→ **Data section**

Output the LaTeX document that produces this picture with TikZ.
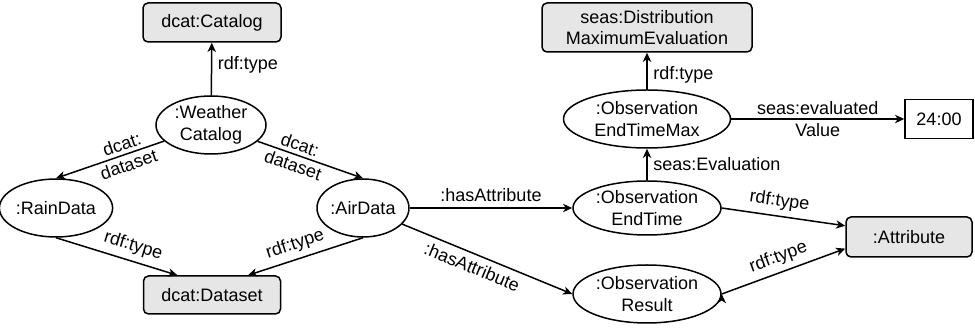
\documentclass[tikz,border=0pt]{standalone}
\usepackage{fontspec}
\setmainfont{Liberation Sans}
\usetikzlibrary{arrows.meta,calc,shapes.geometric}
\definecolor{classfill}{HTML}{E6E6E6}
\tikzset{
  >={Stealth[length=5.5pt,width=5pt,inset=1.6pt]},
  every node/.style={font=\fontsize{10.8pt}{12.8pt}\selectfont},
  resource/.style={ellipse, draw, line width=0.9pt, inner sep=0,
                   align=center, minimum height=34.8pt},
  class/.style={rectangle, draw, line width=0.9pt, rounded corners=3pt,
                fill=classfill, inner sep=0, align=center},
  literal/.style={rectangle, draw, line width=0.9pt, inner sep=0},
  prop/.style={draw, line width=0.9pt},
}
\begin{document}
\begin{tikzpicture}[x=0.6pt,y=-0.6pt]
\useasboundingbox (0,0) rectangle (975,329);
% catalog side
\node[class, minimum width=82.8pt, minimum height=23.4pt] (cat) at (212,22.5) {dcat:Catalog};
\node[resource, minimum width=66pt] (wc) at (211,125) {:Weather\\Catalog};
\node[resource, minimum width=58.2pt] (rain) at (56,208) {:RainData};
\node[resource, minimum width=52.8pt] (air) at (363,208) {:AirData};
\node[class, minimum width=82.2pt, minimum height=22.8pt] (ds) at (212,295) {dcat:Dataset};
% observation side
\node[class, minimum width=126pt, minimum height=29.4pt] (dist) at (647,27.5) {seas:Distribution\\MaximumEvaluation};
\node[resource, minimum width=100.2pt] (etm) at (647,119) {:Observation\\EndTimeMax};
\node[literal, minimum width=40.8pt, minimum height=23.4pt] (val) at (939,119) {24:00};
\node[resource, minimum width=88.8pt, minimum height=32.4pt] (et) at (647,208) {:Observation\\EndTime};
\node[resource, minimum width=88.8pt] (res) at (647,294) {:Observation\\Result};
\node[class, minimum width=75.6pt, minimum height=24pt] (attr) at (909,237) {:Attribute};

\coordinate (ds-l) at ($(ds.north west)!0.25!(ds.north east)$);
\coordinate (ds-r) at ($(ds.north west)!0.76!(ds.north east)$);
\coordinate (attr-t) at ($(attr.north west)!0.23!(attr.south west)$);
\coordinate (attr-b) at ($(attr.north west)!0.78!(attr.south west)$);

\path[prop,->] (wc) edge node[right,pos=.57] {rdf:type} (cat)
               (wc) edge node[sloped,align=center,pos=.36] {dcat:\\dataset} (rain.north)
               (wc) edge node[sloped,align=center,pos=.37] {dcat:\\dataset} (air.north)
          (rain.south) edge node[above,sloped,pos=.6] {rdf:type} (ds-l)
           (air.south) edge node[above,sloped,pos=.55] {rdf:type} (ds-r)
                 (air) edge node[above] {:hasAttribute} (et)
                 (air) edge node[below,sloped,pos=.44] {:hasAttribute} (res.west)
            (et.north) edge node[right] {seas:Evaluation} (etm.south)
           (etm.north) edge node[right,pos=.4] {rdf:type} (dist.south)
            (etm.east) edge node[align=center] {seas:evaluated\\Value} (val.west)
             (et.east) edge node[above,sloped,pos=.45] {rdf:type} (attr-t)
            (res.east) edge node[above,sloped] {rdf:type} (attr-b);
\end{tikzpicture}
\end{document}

→ **Given task**
Would you set down the listing exactly, omitting pictures?

→ **Result for this task**
Output the LaTeX document that produces this picture with TikZ.
\documentclass[tikz,border=0pt]{standalone}
\usepackage{fontspec}
\setmainfont{Liberation Sans}
\usetikzlibrary{arrows.meta,calc,shapes.geometric}
\definecolor{classfill}{HTML}{E6E6E6}
\tikzset{
  >={Stealth[length=5.5pt,width=5pt,inset=1.6pt]},
  every node/.style={font=\fontsize{10.8pt}{12.8pt}\selectfont},
  resource/.style={ellipse, draw, line width=0.9pt, inner sep=0,
                   align=center, minimum height=34.8pt},
  class/.style={rectangle, draw, line width=0.9pt, rounded corners=3pt,
                fill=classfill, inner sep=0, align=center},
  literal/.style={rectangle, draw, line width=0.9pt, inner sep=0},
  prop/.style={draw, line width=0.9pt},
}
\begin{document}
\begin{tikzpicture}[x=0.6pt,y=-0.6pt]
\useasboundingbox (0,0) rectangle (975,329);
% catalog side
\node[class, minimum width=82.8pt, minimum height=23.4pt] (cat) at (212,22.5) {dcat:Catalog};
\node[resource, minimum width=66pt] (wc) at (211,125) {:Weather\\Catalog};
\node[resource, minimum width=58.2pt] (rain) at (56,208) {:RainData};
\node[resource, minimum width=52.8pt] (air) at (363,208) {:AirData};
\node[class, minimum width=82.2pt, minimum height=22.8pt] (ds) at (212,295) {dcat:Dataset};
% observation side
\node[class, minimum width=126pt, minimum height=29.4pt] (dist) at (647,27.5) {seas:Distribution\\MaximumEvaluation};
\node[resource, minimum width=100.2pt] (etm) at (647,119) {:Observation\\EndTimeMax};
\node[literal, minimum width=40.8pt, minimum height=23.4pt] (val) at (939,119) {24:00};
\node[resource, minimum width=88.8pt, minimum height=32.4pt] (et) at (647,208) {:Observation\\EndTime};
\node[resource, minimum width=88.8pt] (res) at (647,294) {:Observation\\Result};
\node[class, minimum width=75.6pt, minimum height=24pt] (attr) at (909,237) {:Attribute};

\coordinate (ds-l) at ($(ds.north west)!0.25!(ds.north east)$);
\coordinate (ds-r) at ($(ds.north west)!0.76!(ds.north east)$);
\coordinate (attr-t) at ($(attr.north west)!0.23!(attr.south west)$);
\coordinate (attr-b) at ($(attr.north west)!0.78!(attr.south west)$);

\path[prop,->] (wc) edge node[right,pos=.57] {rdf:type} (cat)
               (wc) edge node[sloped,align=center,pos=.36] {dcat:\\dataset} (rain.north)
               (wc) edge node[sloped,align=center,pos=.37] {dcat:\\dataset} (air.north)
          (rain.south) edge node[above,sloped,pos=.6] {rdf:type} (ds-l)
           (air.south) edge node[above,sloped,pos=.55] {rdf:type} (ds-r)
                 (air) edge node[above] {:hasAttribute} (et)
                 (air) edge node[below,sloped,pos=.44] {:hasAttribute} (res.west)
            (et.north) edge node[right] {seas:Evaluation} (etm.south)
           (etm.north) edge node[right,pos=.4] {rdf:type} (dist.south)
            (etm.east) edge node[align=center] {seas:evaluated\\Value} (val.west)
             (et.east) edge node[above,sloped,pos=.45] {rdf:type} (attr-t)
            (res.east) edge node[above,sloped] {rdf:type} (attr-b);
\end{tikzpicture}
\end{document}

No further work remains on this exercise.